**Given records:**
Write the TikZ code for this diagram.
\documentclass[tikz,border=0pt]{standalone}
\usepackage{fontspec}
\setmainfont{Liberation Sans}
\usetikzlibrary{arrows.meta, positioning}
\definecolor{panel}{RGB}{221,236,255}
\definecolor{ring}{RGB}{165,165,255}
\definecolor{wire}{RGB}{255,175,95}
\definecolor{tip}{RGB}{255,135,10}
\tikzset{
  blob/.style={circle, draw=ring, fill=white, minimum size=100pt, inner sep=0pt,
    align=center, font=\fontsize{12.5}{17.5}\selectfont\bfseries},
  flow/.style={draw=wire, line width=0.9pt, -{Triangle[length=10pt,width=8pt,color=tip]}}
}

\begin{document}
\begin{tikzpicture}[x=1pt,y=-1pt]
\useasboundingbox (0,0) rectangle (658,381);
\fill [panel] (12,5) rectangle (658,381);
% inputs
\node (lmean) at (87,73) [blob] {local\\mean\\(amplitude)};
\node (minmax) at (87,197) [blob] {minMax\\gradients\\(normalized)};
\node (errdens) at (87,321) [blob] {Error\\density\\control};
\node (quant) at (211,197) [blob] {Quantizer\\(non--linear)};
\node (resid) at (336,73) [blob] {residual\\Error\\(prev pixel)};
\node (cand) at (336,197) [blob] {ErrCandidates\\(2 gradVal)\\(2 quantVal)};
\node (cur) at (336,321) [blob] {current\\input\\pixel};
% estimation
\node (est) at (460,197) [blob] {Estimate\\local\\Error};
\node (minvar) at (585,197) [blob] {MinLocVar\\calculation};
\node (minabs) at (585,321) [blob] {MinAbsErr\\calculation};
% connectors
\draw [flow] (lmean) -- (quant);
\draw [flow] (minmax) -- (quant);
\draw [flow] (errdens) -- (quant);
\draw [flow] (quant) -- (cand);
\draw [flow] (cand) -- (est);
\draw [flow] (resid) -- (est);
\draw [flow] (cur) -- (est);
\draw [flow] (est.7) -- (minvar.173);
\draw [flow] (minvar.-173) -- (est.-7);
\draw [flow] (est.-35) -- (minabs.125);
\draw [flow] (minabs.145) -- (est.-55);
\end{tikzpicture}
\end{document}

* * *

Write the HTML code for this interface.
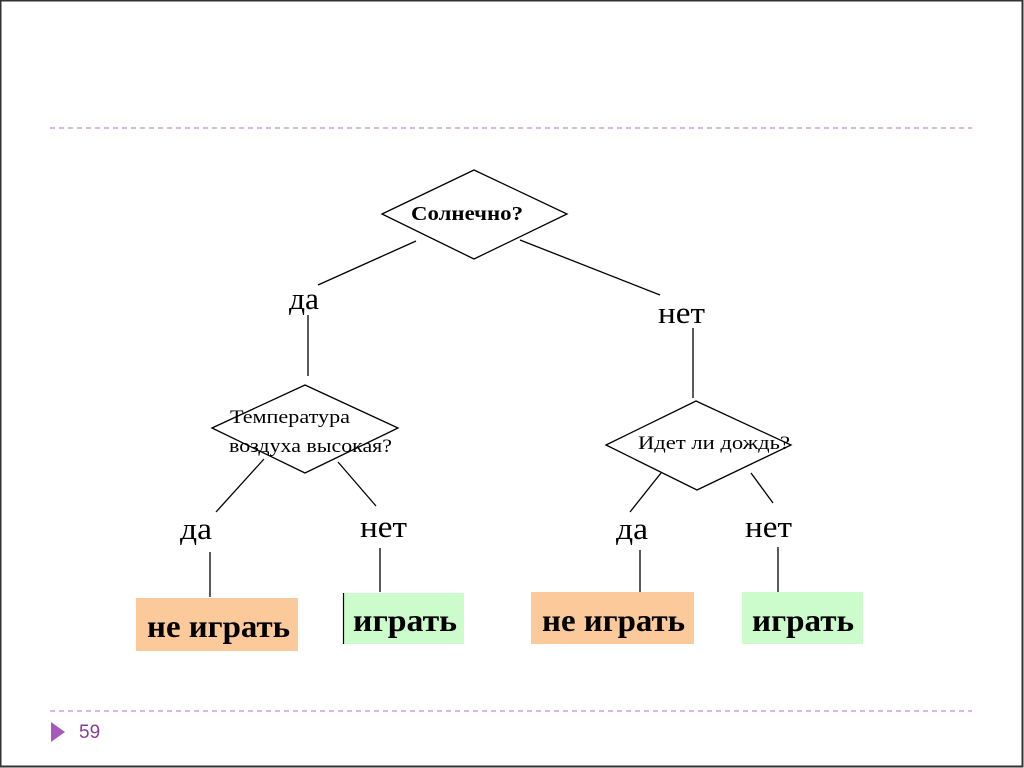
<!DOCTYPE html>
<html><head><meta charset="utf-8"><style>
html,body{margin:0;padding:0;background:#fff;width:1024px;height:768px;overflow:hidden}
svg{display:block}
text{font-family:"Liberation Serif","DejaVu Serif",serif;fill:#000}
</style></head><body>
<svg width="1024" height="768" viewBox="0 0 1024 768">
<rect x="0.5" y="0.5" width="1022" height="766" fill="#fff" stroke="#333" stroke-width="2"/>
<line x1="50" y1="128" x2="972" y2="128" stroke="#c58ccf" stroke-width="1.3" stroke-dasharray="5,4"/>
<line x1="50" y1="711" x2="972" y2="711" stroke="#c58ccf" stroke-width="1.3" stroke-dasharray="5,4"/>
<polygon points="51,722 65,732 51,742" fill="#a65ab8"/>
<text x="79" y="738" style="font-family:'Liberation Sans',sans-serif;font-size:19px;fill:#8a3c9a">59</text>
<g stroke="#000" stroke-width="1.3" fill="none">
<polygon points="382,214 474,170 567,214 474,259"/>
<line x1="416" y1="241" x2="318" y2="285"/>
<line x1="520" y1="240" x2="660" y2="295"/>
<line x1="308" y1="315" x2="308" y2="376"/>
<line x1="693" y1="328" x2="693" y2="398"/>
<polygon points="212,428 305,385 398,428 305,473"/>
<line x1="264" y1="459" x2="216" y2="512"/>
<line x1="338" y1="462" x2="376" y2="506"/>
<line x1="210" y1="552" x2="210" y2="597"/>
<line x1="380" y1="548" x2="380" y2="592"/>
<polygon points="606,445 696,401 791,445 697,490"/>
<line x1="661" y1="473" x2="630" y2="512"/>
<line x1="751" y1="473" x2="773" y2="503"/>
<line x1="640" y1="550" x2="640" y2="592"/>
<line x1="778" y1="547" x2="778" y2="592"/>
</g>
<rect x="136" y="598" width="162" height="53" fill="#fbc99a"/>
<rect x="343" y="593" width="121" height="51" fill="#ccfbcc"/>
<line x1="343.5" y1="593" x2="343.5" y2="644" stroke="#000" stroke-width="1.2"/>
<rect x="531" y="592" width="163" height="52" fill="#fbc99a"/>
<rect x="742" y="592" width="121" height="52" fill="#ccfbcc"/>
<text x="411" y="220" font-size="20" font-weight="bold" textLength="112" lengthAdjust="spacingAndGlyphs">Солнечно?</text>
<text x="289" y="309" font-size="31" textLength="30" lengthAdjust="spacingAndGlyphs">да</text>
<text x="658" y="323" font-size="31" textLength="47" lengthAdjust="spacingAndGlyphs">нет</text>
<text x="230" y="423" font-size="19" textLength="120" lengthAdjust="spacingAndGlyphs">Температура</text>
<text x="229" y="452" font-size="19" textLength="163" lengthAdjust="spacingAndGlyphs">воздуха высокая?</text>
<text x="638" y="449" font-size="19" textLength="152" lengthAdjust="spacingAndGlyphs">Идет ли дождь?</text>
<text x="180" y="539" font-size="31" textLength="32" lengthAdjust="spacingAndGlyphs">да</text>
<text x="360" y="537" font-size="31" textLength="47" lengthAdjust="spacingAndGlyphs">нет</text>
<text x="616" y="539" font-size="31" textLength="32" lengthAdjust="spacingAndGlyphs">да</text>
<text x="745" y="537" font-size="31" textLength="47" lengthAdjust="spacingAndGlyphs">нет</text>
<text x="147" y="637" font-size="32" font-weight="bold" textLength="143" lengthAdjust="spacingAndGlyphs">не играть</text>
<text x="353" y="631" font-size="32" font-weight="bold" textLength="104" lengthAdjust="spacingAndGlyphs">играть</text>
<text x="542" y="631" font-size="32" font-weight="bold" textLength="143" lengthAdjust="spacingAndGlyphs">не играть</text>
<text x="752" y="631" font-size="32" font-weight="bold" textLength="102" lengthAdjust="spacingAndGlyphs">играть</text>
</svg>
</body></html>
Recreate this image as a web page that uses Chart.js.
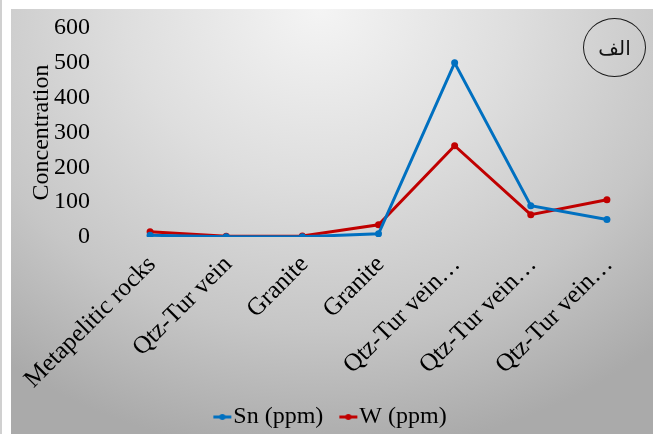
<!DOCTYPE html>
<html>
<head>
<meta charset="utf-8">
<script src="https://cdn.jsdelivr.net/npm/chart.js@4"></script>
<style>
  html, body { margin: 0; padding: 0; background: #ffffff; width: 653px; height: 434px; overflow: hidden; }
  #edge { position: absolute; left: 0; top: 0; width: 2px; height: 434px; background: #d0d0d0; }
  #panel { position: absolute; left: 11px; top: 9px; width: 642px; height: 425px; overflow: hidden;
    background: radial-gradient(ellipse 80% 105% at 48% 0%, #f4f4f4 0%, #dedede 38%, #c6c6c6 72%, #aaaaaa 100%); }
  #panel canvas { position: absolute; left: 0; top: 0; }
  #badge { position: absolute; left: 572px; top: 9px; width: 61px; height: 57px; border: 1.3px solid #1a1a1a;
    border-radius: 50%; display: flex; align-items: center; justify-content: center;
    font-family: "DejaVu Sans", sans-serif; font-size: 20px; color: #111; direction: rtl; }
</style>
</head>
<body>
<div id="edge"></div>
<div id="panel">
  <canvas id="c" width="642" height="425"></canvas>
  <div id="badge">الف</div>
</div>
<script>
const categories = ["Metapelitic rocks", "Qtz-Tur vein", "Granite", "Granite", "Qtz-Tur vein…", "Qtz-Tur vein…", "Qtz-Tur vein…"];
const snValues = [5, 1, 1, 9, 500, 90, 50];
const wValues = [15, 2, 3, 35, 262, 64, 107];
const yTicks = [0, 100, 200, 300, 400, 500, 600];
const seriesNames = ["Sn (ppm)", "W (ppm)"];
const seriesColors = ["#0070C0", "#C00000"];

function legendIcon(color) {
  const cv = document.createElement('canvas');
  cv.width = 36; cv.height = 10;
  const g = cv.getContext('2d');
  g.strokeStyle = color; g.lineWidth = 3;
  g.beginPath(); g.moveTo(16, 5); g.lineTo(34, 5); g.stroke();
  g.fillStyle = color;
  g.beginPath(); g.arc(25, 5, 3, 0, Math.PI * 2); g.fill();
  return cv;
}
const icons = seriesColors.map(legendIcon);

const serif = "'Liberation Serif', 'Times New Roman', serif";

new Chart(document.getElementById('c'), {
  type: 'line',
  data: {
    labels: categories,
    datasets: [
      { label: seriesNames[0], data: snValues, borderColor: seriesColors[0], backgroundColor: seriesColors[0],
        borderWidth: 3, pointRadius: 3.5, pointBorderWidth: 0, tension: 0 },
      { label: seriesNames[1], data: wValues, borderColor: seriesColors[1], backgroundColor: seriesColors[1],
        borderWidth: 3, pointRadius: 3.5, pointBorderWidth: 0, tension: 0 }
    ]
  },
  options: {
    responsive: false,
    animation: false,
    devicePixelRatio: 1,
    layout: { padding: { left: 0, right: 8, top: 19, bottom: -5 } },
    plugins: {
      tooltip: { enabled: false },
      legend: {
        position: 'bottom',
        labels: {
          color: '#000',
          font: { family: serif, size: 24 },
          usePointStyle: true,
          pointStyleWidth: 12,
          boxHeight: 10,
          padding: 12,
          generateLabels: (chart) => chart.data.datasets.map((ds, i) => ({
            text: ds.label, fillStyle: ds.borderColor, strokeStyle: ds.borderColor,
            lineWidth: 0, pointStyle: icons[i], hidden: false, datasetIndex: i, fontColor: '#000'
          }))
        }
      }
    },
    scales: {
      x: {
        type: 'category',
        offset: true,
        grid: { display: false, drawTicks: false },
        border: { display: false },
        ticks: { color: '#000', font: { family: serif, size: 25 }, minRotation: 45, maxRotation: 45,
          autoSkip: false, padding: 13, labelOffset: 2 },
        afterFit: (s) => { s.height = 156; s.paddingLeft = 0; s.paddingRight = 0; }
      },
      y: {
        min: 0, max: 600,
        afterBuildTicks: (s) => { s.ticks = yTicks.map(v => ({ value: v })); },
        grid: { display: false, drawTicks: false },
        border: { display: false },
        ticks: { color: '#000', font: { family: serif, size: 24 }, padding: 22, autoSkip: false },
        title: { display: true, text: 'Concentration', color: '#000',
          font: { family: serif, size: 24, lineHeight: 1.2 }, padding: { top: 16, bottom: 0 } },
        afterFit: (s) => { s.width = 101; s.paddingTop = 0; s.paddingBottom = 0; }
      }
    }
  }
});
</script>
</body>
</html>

* * *

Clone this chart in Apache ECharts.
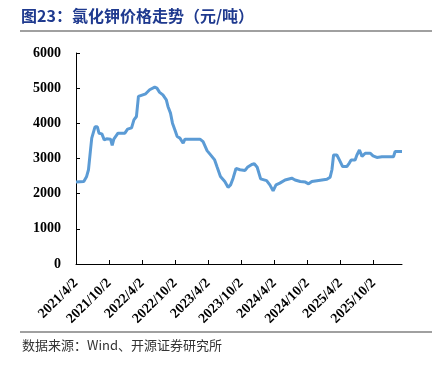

**The exercise:**
Go through the material and select each line with the string "this" in it.

**Task solution:**
Write the TikZ code for this diagram.
Write the HTML code for this interface.
Recreate this image as a web page that uses Chart.js.
Clone this chart in Apache ECharts.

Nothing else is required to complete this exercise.